• Written task
Return each line of the records holding the string "chart".

• The input
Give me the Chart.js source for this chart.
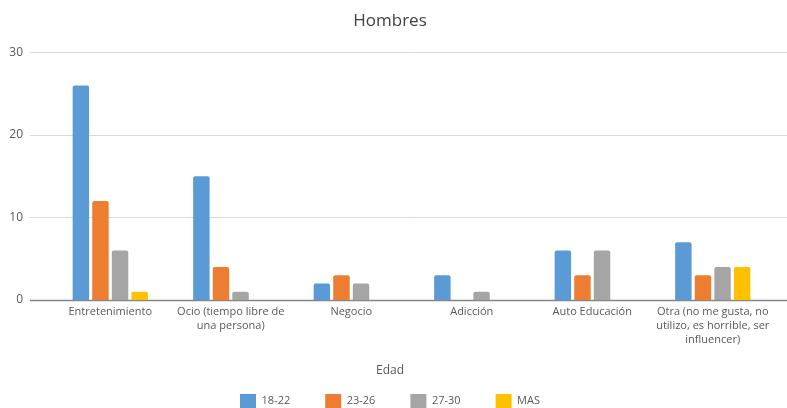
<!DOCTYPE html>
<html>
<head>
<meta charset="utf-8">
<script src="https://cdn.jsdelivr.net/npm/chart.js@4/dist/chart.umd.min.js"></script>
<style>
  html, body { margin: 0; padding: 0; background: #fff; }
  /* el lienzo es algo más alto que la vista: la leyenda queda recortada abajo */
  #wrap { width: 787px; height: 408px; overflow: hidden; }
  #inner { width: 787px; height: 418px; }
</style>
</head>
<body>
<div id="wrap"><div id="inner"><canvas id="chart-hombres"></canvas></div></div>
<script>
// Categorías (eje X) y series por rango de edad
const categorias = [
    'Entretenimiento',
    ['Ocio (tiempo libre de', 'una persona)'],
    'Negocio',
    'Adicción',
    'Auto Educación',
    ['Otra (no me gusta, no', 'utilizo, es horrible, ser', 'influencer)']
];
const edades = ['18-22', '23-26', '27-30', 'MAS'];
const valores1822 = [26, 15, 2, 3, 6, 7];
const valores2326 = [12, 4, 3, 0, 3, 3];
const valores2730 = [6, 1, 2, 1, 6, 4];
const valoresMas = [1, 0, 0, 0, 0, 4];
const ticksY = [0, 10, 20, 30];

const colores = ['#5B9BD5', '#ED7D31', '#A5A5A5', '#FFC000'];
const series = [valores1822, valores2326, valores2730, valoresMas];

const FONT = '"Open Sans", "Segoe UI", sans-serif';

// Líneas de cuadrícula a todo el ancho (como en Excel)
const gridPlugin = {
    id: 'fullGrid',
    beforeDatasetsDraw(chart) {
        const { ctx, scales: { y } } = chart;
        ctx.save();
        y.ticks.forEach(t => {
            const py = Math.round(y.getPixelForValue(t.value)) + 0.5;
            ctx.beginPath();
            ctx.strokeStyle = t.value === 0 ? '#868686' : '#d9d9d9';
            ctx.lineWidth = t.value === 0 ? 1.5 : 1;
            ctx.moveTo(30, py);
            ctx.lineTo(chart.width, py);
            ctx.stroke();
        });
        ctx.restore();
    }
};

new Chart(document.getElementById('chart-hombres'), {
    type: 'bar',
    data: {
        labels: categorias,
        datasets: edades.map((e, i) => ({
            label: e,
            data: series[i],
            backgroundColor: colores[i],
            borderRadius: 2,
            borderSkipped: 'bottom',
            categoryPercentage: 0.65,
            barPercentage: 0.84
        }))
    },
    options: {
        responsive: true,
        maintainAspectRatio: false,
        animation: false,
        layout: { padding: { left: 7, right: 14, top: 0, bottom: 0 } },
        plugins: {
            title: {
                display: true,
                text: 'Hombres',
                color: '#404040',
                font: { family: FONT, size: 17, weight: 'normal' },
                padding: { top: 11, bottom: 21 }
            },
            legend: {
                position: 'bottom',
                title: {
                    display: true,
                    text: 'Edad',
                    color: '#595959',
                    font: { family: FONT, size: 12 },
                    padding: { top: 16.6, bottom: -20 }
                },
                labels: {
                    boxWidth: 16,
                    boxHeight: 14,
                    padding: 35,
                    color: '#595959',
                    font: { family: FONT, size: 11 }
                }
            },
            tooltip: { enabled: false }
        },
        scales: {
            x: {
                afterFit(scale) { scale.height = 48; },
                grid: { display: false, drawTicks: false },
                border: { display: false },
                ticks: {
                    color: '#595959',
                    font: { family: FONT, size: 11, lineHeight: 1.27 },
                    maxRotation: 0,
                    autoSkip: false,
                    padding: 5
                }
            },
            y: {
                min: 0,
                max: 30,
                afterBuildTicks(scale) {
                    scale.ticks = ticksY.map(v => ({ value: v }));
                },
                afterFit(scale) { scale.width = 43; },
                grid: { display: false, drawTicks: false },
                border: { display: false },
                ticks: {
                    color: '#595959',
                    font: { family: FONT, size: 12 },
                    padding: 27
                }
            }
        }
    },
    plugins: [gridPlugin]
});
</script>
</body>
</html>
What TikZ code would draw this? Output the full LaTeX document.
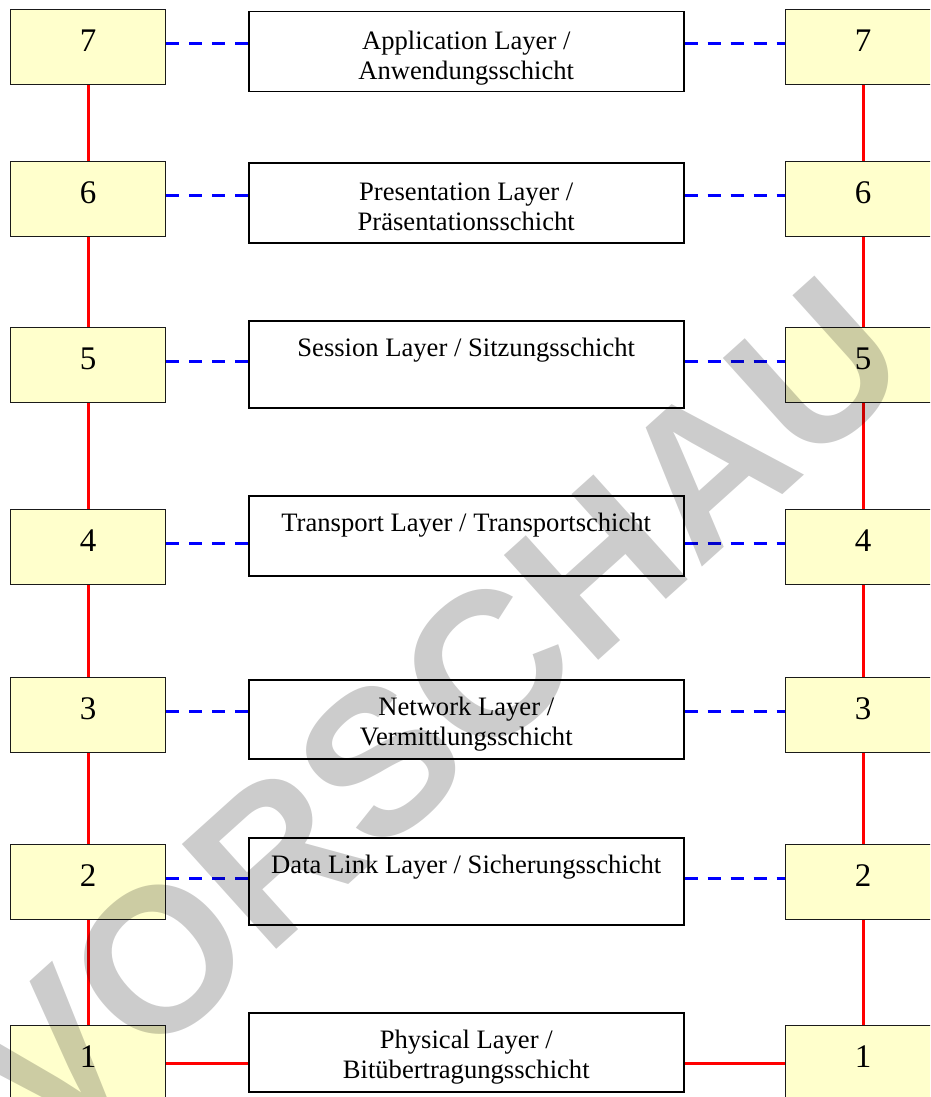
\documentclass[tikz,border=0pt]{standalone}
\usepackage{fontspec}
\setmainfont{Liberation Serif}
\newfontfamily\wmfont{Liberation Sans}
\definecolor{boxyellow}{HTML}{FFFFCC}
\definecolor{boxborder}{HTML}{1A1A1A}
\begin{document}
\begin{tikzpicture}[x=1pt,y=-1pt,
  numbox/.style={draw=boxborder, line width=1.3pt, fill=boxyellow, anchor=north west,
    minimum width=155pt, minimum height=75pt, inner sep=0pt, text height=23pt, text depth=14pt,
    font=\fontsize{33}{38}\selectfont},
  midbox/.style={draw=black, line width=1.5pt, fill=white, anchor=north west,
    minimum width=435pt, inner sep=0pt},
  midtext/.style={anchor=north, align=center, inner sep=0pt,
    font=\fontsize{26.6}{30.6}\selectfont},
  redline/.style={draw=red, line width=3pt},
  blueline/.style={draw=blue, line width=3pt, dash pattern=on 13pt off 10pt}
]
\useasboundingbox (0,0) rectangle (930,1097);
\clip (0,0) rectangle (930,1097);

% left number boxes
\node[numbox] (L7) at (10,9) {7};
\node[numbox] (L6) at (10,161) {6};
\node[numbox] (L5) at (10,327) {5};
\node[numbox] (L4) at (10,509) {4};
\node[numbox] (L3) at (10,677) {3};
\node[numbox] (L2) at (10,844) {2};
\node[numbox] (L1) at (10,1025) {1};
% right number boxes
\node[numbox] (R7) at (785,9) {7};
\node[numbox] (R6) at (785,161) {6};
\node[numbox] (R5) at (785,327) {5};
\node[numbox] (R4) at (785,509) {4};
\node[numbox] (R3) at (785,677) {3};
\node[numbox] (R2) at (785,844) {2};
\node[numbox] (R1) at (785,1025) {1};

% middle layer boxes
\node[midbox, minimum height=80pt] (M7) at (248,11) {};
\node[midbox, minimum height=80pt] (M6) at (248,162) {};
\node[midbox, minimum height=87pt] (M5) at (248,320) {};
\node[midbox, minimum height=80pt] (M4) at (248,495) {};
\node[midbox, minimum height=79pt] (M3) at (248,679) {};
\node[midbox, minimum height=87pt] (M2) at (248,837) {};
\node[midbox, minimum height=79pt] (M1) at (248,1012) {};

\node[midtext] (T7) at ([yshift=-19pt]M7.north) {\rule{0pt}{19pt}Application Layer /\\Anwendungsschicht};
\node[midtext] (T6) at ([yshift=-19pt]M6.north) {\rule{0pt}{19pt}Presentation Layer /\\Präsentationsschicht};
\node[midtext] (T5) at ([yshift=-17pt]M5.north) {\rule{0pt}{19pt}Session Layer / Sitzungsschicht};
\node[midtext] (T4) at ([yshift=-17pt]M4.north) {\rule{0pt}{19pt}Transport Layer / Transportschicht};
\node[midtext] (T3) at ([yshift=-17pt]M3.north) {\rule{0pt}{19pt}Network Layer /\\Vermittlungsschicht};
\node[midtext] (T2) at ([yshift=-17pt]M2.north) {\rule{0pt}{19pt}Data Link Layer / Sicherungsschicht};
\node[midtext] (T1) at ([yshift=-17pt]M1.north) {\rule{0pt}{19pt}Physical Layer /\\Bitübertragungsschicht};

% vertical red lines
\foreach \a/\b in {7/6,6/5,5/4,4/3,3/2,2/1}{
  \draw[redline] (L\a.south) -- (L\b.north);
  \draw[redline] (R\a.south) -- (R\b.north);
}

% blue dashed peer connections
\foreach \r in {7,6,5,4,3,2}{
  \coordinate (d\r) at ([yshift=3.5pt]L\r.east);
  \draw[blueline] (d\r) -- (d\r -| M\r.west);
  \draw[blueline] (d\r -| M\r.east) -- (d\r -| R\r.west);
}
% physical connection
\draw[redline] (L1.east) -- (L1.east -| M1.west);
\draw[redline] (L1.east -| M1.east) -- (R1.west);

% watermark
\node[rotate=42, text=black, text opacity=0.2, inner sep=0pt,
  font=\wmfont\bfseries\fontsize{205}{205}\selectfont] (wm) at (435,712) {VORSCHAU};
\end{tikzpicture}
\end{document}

• Exercise solution
Give me the Chart.js source for this chart.
<script src="https://cdn.jsdelivr.net/npm/chart.js@4/dist/chart.umd.min.js"></script>
<div id="wrap"><div id="inner"><canvas id="chart-hombres"></canvas></div></div>
    beforeDatasetsDraw(chart) {
        const { ctx, scales: { y } } = chart;
            ctx.lineTo(chart.width, py);
new Chart(document.getElementById('chart-hombres'), {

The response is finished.